INSTRUCTIONS TO FOLLOW
Identify the lines that contain the word "chart", then copy them.

MATERIAL

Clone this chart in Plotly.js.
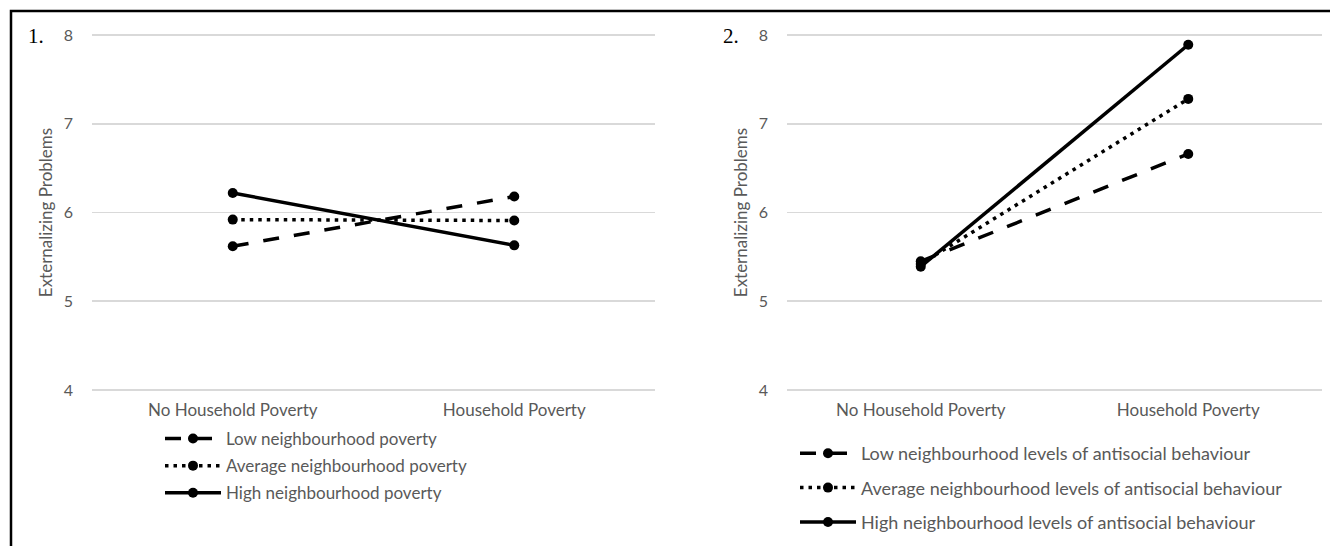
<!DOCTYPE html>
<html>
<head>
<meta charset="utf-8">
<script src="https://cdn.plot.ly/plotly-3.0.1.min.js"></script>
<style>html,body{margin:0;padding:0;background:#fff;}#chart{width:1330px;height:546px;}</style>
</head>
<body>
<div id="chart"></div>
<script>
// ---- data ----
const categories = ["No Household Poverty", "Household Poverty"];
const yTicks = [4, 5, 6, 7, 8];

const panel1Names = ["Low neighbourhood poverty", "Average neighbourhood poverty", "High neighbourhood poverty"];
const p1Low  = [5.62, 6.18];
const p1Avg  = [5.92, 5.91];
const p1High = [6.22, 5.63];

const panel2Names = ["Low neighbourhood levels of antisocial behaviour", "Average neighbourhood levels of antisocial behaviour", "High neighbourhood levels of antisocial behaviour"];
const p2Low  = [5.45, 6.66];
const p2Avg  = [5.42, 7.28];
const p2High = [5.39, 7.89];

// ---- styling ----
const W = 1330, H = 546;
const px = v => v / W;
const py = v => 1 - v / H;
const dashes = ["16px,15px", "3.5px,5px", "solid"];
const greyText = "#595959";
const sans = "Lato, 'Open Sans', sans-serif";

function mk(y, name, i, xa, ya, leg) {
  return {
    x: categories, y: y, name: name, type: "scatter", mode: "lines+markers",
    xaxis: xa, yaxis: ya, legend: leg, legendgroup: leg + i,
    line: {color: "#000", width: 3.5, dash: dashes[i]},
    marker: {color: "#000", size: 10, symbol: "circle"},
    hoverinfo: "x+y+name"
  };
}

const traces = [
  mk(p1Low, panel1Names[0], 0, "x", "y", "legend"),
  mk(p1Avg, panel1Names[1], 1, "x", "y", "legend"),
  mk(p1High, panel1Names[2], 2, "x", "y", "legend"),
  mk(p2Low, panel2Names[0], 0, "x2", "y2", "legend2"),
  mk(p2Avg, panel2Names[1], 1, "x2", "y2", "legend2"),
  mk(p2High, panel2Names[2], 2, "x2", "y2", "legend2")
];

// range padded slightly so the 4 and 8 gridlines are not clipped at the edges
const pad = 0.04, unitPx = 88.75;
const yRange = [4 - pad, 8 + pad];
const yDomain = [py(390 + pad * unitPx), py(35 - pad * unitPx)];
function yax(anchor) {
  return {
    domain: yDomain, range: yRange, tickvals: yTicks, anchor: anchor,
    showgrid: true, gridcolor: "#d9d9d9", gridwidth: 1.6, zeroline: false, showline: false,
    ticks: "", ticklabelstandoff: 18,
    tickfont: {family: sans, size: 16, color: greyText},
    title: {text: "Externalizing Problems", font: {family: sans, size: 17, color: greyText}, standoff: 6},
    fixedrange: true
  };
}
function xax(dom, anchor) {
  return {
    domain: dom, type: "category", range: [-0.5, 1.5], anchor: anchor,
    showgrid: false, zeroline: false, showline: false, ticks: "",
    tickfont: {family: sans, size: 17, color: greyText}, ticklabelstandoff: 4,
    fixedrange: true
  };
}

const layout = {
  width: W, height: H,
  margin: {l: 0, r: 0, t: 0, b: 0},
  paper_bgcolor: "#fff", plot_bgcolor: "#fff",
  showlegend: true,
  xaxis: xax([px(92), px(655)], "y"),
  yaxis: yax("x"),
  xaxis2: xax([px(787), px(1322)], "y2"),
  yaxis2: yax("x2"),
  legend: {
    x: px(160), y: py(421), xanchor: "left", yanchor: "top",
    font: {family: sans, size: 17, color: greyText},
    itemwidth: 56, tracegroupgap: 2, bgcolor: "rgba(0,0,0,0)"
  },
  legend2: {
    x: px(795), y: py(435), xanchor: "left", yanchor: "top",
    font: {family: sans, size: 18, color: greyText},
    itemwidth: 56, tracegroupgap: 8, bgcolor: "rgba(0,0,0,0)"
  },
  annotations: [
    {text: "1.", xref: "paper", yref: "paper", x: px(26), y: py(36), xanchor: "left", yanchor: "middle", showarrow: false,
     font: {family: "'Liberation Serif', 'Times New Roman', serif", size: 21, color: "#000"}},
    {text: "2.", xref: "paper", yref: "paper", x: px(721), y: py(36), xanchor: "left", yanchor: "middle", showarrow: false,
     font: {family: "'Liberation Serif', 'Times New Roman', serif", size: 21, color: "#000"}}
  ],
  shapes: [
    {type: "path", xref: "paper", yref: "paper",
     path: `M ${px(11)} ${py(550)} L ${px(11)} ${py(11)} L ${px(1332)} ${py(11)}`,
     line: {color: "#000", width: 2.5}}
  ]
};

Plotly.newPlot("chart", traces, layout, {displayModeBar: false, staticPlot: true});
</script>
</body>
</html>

ANSWER TO THE PROBLEM
Clone this chart in Plotly.js.
<style>html,body{margin:0;padding:0;background:#fff;}#chart{width:1330px;height:546px;}</style>
<div id="chart"></div>
Plotly.newPlot("chart", traces, layout, {displayModeBar: false, staticPlot: true});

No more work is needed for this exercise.